> DATASET CONTENT

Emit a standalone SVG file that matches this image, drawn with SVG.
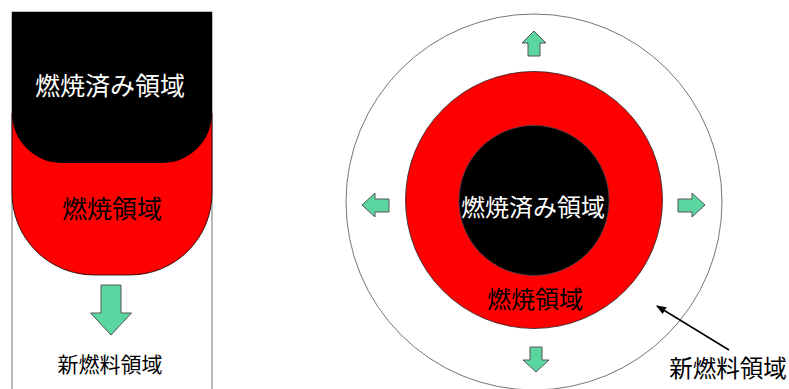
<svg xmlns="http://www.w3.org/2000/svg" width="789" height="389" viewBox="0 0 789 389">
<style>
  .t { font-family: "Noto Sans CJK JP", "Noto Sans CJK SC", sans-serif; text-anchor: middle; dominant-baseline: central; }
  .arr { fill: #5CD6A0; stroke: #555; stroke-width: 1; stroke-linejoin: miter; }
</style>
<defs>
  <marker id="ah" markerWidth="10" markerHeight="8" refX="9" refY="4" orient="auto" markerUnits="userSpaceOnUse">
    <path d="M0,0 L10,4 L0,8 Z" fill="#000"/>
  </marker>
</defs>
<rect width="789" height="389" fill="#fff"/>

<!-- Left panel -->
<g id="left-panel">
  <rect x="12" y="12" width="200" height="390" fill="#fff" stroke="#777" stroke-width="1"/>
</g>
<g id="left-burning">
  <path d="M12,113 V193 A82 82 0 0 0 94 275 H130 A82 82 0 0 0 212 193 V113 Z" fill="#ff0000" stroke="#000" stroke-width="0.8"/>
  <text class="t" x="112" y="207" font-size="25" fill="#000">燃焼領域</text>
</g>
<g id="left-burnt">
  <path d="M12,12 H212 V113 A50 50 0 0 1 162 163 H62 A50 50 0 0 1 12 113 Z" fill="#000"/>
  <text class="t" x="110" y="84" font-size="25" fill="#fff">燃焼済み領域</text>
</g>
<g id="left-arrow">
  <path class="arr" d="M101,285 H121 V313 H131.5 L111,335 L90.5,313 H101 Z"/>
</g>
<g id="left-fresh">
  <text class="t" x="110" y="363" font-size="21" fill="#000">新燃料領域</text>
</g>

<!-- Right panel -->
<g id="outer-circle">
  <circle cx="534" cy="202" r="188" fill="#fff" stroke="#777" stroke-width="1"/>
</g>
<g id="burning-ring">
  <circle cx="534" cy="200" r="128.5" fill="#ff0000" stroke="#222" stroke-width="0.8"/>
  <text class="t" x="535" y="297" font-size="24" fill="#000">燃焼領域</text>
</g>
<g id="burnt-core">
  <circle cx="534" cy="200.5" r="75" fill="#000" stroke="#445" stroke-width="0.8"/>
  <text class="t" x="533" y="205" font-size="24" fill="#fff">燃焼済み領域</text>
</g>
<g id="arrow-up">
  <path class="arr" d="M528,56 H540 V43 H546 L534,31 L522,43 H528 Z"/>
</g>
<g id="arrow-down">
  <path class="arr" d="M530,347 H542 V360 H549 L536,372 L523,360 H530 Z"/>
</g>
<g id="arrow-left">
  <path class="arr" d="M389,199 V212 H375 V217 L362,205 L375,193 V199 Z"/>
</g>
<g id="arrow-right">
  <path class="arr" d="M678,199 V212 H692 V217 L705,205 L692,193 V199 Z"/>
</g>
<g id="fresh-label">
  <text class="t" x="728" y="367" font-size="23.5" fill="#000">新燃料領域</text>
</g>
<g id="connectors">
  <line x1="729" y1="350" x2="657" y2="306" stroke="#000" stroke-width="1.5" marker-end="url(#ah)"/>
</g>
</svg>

> EXERCISE PROMPT
Your task is to repeat the data above exactly while excluding the pictures.

> ANSWER TO THIS TASK
Emit a standalone SVG file that matches this image, drawn with SVG.
<svg xmlns="http://www.w3.org/2000/svg" width="789" height="389" viewBox="0 0 789 389">
<style>
  .t { font-family: "Noto Sans CJK JP", "Noto Sans CJK SC", sans-serif; text-anchor: middle; dominant-baseline: central; }
  .arr { fill: #5CD6A0; stroke: #555; stroke-width: 1; stroke-linejoin: miter; }
</style>
<defs>
  <marker id="ah" markerWidth="10" markerHeight="8" refX="9" refY="4" orient="auto" markerUnits="userSpaceOnUse">
    <path d="M0,0 L10,4 L0,8 Z" fill="#000"/>
  </marker>
</defs>
<rect width="789" height="389" fill="#fff"/>

<!-- Left panel -->
<g id="left-panel">
  <rect x="12" y="12" width="200" height="390" fill="#fff" stroke="#777" stroke-width="1"/>
</g>
<g id="left-burning">
  <path d="M12,113 V193 A82 82 0 0 0 94 275 H130 A82 82 0 0 0 212 193 V113 Z" fill="#ff0000" stroke="#000" stroke-width="0.8"/>
  <text class="t" x="112" y="207" font-size="25" fill="#000">燃焼領域</text>
</g>
<g id="left-burnt">
  <path d="M12,12 H212 V113 A50 50 0 0 1 162 163 H62 A50 50 0 0 1 12 113 Z" fill="#000"/>
  <text class="t" x="110" y="84" font-size="25" fill="#fff">燃焼済み領域</text>
</g>
<g id="left-arrow">
  <path class="arr" d="M101,285 H121 V313 H131.5 L111,335 L90.5,313 H101 Z"/>
</g>
<g id="left-fresh">
  <text class="t" x="110" y="363" font-size="21" fill="#000">新燃料領域</text>
</g>

<!-- Right panel -->
<g id="outer-circle">
  <circle cx="534" cy="202" r="188" fill="#fff" stroke="#777" stroke-width="1"/>
</g>
<g id="burning-ring">
  <circle cx="534" cy="200" r="128.5" fill="#ff0000" stroke="#222" stroke-width="0.8"/>
  <text class="t" x="535" y="297" font-size="24" fill="#000">燃焼領域</text>
</g>
<g id="burnt-core">
  <circle cx="534" cy="200.5" r="75" fill="#000" stroke="#445" stroke-width="0.8"/>
  <text class="t" x="533" y="205" font-size="24" fill="#fff">燃焼済み領域</text>
</g>
<g id="arrow-up">
  <path class="arr" d="M528,56 H540 V43 H546 L534,31 L522,43 H528 Z"/>
</g>
<g id="arrow-down">
  <path class="arr" d="M530,347 H542 V360 H549 L536,372 L523,360 H530 Z"/>
</g>
<g id="arrow-left">
  <path class="arr" d="M389,199 V212 H375 V217 L362,205 L375,193 V199 Z"/>
</g>
<g id="arrow-right">
  <path class="arr" d="M678,199 V212 H692 V217 L705,205 L692,193 V199 Z"/>
</g>
<g id="fresh-label">
  <text class="t" x="728" y="367" font-size="23.5" fill="#000">新燃料領域</text>
</g>
<g id="connectors">
  <line x1="729" y1="350" x2="657" y2="306" stroke="#000" stroke-width="1.5" marker-end="url(#ah)"/>
</g>
</svg>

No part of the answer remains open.